_Code that draws figures:_
-- start --

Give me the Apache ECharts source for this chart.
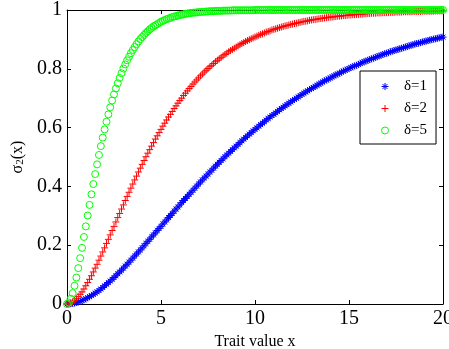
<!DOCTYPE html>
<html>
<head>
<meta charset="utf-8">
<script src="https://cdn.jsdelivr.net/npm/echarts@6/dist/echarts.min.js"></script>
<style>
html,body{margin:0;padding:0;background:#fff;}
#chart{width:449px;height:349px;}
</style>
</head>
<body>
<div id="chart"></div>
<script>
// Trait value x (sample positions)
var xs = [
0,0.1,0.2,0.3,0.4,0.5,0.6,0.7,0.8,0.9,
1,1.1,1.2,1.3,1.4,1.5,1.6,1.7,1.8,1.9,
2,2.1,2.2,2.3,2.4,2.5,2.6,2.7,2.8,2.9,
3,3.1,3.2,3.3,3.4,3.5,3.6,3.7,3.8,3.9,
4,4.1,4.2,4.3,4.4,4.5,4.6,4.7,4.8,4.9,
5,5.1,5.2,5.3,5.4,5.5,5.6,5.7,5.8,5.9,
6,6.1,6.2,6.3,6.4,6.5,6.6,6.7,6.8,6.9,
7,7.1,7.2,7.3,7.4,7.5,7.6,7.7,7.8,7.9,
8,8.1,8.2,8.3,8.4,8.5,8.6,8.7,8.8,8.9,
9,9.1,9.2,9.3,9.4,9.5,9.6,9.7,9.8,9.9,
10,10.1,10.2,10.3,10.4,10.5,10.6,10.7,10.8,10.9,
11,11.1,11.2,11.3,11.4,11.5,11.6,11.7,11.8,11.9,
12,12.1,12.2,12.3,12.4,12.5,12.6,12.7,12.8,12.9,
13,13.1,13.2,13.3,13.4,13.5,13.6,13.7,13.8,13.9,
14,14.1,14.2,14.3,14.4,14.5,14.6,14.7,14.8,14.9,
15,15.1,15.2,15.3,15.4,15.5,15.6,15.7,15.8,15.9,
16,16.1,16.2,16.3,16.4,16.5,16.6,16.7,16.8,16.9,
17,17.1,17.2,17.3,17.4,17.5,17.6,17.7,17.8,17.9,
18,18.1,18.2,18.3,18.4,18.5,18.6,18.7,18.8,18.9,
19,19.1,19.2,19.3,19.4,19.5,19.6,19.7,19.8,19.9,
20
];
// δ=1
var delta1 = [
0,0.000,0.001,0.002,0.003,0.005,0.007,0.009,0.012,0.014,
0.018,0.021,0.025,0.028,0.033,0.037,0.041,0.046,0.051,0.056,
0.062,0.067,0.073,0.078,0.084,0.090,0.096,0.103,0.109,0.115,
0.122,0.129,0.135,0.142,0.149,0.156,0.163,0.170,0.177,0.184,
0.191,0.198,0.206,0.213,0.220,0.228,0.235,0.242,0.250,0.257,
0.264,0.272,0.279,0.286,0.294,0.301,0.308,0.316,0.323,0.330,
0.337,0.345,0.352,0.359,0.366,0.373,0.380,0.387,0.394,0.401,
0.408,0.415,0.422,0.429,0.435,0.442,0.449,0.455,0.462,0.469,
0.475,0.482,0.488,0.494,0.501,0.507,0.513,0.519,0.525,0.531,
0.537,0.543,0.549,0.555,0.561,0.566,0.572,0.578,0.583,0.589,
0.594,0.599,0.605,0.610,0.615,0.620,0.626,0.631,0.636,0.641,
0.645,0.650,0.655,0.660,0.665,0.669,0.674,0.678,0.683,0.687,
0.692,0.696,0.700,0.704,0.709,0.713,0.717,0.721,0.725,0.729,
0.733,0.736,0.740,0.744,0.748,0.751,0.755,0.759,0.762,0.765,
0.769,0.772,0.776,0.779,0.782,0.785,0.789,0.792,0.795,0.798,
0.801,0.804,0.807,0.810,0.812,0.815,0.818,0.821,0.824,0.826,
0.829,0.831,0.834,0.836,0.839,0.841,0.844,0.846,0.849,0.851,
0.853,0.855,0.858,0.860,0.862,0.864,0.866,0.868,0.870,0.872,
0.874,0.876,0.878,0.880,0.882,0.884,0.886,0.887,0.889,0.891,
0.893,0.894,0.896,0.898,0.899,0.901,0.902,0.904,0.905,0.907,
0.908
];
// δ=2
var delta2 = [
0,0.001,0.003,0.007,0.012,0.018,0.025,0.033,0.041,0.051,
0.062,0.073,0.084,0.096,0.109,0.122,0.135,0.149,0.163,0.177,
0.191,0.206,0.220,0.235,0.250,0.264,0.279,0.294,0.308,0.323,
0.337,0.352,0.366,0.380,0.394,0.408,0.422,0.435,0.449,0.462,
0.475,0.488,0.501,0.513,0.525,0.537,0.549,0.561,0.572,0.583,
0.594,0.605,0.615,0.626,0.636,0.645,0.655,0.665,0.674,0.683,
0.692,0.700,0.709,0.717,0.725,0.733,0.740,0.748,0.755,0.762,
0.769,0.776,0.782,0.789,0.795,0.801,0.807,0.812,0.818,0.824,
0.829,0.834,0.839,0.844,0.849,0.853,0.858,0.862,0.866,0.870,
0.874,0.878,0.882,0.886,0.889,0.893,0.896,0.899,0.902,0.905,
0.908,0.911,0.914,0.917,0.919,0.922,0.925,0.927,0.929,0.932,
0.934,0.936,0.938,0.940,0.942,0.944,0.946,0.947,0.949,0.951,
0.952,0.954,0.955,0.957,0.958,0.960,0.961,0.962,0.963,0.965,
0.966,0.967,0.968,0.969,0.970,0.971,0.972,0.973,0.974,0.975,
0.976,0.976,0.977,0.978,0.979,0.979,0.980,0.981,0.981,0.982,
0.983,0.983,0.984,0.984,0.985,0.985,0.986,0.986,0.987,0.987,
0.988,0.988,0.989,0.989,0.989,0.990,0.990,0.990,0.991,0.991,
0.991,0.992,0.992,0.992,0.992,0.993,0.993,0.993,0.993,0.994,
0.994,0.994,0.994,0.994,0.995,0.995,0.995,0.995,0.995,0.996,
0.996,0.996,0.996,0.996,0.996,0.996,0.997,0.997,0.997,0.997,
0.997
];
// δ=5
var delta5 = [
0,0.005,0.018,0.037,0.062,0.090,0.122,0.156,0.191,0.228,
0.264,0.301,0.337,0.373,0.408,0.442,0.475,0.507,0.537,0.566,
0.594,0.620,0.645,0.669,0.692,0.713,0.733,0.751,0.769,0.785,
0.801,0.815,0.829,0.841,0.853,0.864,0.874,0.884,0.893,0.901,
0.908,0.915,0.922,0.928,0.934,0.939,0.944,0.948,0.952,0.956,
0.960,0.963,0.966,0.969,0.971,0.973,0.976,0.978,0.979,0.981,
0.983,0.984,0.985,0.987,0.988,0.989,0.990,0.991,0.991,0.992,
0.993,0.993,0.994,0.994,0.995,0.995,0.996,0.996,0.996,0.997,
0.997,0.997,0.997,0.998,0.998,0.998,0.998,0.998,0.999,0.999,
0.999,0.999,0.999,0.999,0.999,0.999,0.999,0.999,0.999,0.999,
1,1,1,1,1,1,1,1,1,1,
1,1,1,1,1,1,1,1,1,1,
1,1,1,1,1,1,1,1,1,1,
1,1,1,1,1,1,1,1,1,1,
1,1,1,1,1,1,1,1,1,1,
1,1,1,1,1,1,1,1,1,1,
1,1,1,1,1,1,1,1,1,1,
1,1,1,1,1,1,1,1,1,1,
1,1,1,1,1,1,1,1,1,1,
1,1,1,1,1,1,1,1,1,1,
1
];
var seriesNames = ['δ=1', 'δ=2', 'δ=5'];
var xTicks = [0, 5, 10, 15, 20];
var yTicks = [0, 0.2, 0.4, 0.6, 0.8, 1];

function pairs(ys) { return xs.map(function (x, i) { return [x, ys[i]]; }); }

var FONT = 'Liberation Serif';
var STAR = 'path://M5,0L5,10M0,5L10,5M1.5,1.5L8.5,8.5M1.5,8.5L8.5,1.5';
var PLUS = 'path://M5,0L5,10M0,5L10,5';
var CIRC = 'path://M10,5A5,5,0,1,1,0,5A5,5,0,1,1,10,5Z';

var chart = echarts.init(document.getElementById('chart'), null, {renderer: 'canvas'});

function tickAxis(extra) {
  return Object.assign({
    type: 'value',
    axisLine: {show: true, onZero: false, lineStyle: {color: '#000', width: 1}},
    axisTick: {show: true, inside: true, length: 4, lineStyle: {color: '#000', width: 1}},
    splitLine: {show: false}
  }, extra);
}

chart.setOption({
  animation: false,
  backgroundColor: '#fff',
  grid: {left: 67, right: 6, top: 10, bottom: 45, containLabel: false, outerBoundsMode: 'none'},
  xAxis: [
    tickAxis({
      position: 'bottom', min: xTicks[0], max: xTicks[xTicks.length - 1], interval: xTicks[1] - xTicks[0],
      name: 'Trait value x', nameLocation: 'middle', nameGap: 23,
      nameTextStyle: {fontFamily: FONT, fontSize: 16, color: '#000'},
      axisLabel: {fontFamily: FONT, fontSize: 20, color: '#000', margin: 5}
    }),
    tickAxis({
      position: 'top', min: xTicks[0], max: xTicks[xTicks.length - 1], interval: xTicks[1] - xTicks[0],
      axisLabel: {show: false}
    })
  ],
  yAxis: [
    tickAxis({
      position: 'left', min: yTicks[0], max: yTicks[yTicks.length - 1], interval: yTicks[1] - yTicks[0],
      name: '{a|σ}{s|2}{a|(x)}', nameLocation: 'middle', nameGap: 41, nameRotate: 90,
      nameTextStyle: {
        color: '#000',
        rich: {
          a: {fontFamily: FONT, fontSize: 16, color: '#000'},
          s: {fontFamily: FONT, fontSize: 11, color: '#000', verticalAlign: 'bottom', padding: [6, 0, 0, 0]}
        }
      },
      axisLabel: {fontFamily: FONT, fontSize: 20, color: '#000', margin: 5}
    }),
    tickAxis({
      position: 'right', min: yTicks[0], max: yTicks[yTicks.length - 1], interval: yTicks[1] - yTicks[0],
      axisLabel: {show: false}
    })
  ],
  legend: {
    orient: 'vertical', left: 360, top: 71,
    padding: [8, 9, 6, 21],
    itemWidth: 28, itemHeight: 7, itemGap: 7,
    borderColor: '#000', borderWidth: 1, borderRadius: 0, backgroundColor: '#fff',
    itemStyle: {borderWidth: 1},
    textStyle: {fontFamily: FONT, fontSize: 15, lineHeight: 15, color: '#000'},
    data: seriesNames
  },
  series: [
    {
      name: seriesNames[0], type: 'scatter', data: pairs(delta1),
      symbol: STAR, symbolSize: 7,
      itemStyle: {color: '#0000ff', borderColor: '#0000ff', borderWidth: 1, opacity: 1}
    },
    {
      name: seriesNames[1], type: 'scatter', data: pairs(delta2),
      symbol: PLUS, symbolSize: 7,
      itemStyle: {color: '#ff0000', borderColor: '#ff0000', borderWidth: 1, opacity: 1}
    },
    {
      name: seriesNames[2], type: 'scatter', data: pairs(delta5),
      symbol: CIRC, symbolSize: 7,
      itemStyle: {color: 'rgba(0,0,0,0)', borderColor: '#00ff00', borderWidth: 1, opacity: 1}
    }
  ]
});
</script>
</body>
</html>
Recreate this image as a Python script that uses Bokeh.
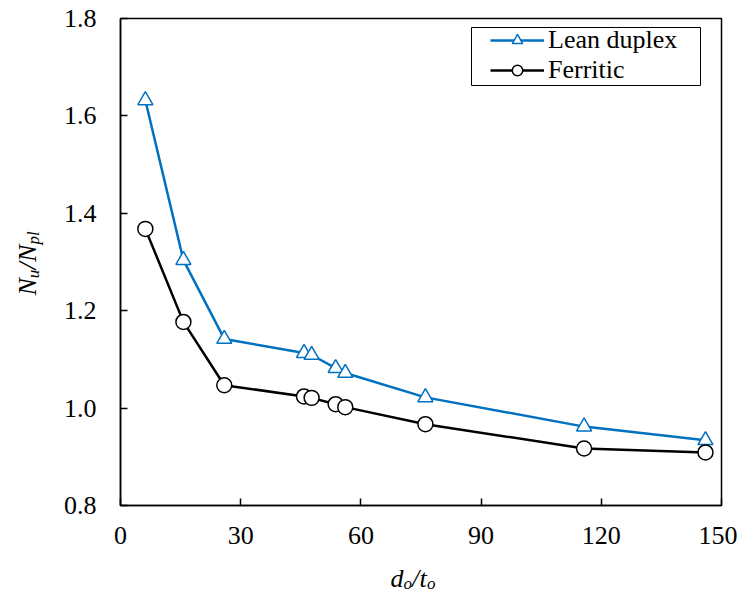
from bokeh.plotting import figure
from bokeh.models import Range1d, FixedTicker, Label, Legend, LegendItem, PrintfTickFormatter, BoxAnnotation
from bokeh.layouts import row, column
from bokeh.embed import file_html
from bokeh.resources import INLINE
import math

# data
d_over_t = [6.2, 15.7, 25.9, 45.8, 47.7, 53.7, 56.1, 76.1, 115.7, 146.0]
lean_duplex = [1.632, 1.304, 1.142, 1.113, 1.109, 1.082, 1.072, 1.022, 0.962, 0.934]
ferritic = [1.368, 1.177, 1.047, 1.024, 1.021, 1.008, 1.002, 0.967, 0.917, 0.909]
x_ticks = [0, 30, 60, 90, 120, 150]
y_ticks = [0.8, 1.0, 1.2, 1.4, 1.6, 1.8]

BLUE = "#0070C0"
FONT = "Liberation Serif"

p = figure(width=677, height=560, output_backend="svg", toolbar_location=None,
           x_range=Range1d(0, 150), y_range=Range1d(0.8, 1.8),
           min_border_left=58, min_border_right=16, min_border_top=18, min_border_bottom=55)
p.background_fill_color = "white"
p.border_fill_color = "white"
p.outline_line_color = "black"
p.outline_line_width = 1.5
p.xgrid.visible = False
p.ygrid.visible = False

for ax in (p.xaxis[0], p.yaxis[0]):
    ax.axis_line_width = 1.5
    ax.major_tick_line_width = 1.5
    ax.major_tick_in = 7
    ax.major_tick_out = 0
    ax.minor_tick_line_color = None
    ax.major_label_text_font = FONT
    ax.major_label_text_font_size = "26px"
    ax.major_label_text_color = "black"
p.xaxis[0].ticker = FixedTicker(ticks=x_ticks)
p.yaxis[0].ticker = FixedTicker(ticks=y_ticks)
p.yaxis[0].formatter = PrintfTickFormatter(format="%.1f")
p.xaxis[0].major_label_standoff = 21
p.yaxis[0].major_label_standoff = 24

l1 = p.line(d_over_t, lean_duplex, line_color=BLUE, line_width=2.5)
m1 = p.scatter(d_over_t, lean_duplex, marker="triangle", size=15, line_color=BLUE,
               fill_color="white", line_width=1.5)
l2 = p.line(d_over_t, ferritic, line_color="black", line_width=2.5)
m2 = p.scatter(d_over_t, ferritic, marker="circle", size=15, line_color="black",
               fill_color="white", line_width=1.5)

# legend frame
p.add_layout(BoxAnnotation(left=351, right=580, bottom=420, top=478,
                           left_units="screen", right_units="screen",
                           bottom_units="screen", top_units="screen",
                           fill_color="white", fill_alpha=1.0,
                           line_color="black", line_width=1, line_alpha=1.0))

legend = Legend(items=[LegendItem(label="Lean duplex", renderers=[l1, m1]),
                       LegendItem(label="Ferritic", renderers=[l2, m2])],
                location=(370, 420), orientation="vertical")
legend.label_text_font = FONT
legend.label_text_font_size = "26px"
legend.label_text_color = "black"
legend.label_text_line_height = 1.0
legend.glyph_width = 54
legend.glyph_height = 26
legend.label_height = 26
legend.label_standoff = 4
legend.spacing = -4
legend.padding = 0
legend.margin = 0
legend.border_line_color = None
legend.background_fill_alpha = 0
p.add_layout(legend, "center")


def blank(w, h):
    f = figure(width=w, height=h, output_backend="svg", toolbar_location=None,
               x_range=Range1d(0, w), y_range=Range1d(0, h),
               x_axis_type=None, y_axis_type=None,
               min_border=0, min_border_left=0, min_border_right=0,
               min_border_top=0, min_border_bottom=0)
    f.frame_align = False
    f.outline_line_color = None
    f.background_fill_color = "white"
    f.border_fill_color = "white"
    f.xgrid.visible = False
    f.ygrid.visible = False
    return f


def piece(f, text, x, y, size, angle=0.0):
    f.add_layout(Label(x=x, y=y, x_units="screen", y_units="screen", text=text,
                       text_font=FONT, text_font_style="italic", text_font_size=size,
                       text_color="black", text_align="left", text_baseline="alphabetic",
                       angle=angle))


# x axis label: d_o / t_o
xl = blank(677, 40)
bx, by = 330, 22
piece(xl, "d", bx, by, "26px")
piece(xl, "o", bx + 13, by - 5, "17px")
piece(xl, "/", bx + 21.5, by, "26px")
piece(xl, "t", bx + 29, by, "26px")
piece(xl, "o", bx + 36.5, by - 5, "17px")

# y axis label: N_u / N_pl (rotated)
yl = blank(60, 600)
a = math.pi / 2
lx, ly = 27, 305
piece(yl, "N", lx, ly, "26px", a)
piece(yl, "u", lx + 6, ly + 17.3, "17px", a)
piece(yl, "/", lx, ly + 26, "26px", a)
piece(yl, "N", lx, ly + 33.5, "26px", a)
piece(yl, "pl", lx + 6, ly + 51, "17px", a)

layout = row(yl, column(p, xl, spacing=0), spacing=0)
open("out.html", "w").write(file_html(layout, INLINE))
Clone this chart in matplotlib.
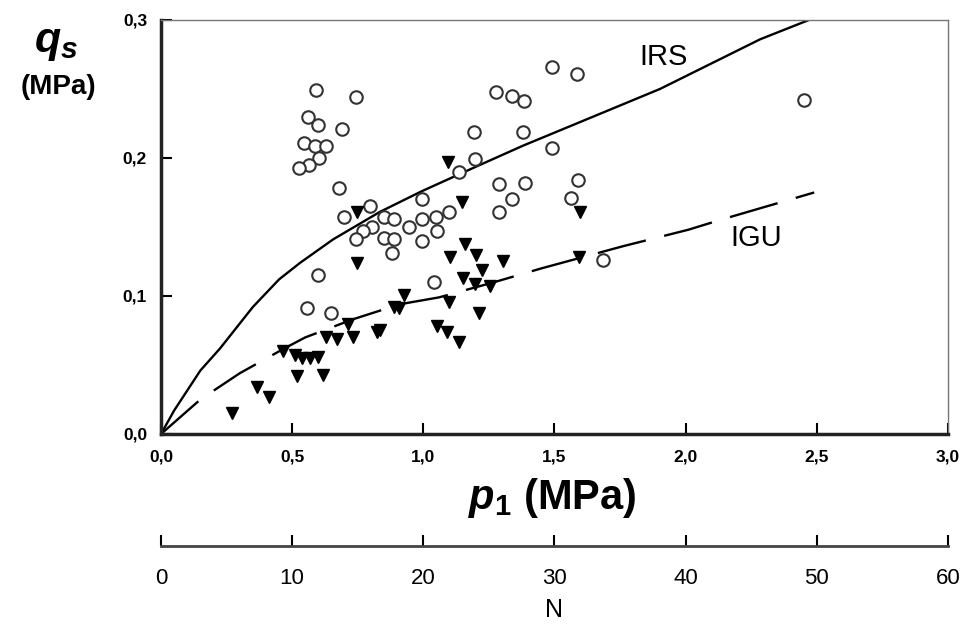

-- end --

Every line above that contains the word "this" should be reported.

_THE RESULT:_
Give me the Apache ECharts source for this chart.
Recreate this image as a Python script that uses Bokeh.
Clone this chart in matplotlib.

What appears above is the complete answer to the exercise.